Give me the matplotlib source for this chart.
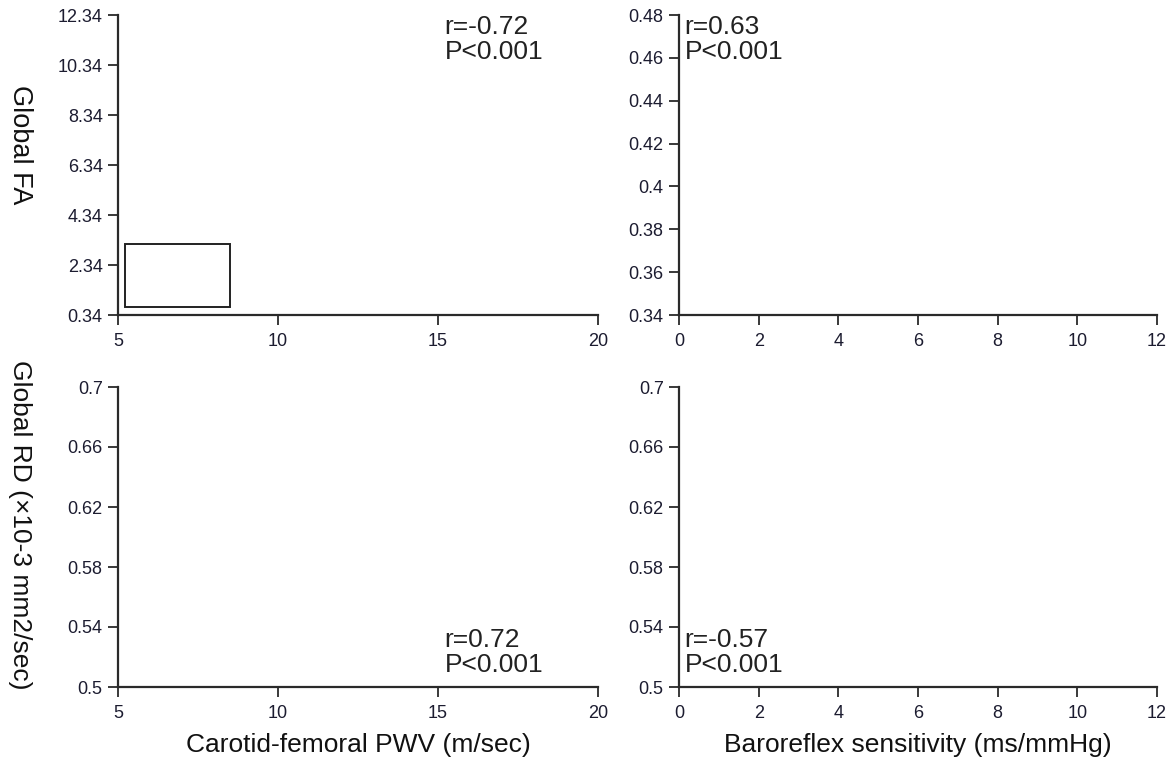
import matplotlib
matplotlib.use("Agg")
import matplotlib.pyplot as plt
from matplotlib.patches import Rectangle

# axis ranges and ticks
pwv_ticks = [5, 10, 15, 20]
brs_ticks = [0, 2, 4, 6, 8, 10, 12]
fa_left_ticks = [0.34, 2.34, 4.34, 6.34, 8.34, 10.34, 12.34]
fa_right_ticks = [0.34, 0.36, 0.38, 0.40, 0.42, 0.44, 0.46, 0.48]
rd_ticks = [0.50, 0.54, 0.58, 0.62, 0.66, 0.70]

# correlation notes per panel
r_values = ["r=-0.72", "r=0.63", "r=0.72", "r=-0.57"]
p_values = ["P<0.001", "P<0.001", "P<0.001", "P<0.001"]

# the lone box left in the top-left panel (data units)
box_x = [5.23, 8.49]
box_y = [0.67, 3.17]

lbl_font = ["Liberation Sans", "DejaVu Sans"]
plt.rcParams["font.family"] = lbl_font
spine_col = "#2a2a2a"


def fmt(v):
    s = ("%.2f" % v).rstrip("0").rstrip(".")
    return s


def style(ax, xt, yt):
    for side in ["top", "right"]:
        ax.spines[side].set_visible(False)
    for side in ["left", "bottom"]:
        ax.spines[side].set_color(spine_col)
        ax.spines[side].set_linewidth(1.6)
    ax.set_xlim(xt[0], xt[-1])
    ax.set_ylim(yt[0], yt[-1])
    ax.set_xticks(xt)
    ax.set_yticks(yt)
    ax.set_xticklabels([fmt(v) for v in xt])
    ax.set_yticklabels([fmt(v) for v in yt])
    ax.tick_params(direction="out", length=7, width=1.3, color=spine_col,
                   labelsize=13, labelcolor="#1c1c30")
    ax.tick_params(axis="x", pad=6)
    ax.tick_params(axis="y", pad=4)


fig = plt.figure(figsize=(11.72, 7.67), dpi=100)
W, H = 1172.0, 767.0


def add_axes(l, r, t, b):
    return fig.add_axes([l / W, 1 - b / H, (r - l) / W, (b - t) / H])


ax1 = add_axes(118, 598, 15, 315)
ax2 = add_axes(679, 1157, 15, 315)
ax3 = add_axes(118, 598, 387, 687)
ax4 = add_axes(679, 1157, 387, 687)

style(ax1, pwv_ticks, fa_left_ticks)
style(ax2, brs_ticks, fa_right_ticks)
style(ax3, pwv_ticks, rd_ticks)
style(ax4, brs_ticks, rd_ticks)

ax1.add_patch(Rectangle((box_x[0], box_y[0]), box_x[1] - box_x[0], box_y[1] - box_y[0],
                        fill=False, edgecolor="#222222", linewidth=1.4))

# r / P notes
note_pos = [(0.68, 1.0, "top"), (0.012, 1.0, "top"), (0.68, 0.035, "bottom"), (0.012, 0.035, "bottom")]
for ax, r, p, (nx, ny, va) in zip([ax1, ax2, ax3, ax4], r_values, p_values, note_pos):
    ax.text(nx, ny, r + "\n" + p, transform=ax.transAxes, ha="left", va=va,
            fontsize=19, color="#222222", linespacing=1.05)

# axis titles
fig.text(20 / W, 1 - 145 / H, "Global FA", rotation=270, ha="center", va="center",
         fontsize=19.5, color="#111111")
fig.text(20 / W, 1 - 525 / H, "Global RD (\u00d710-3 mm2/sec)", rotation=270, ha="center",
         va="center", fontsize=19, color="#111111")
fig.text(358 / W, 1 - 745 / H, "Carotid-femoral PWV (m/sec)", ha="center", va="center",
         fontsize=19, color="#111111")
fig.text(918 / W, 1 - 745 / H, "Baroreflex sensitivity (ms/mmHg)", ha="center", va="center",
         fontsize=19, color="#111111")

fig.savefig("out.png", dpi=100)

• What the task requires
Filter the data, keeping only the lines that contain "matplotlib".

• Expected answer
Give me the matplotlib source for this chart.
import matplotlib
matplotlib.use("Agg")
import matplotlib.pyplot as plt
from matplotlib.patches import Rectangle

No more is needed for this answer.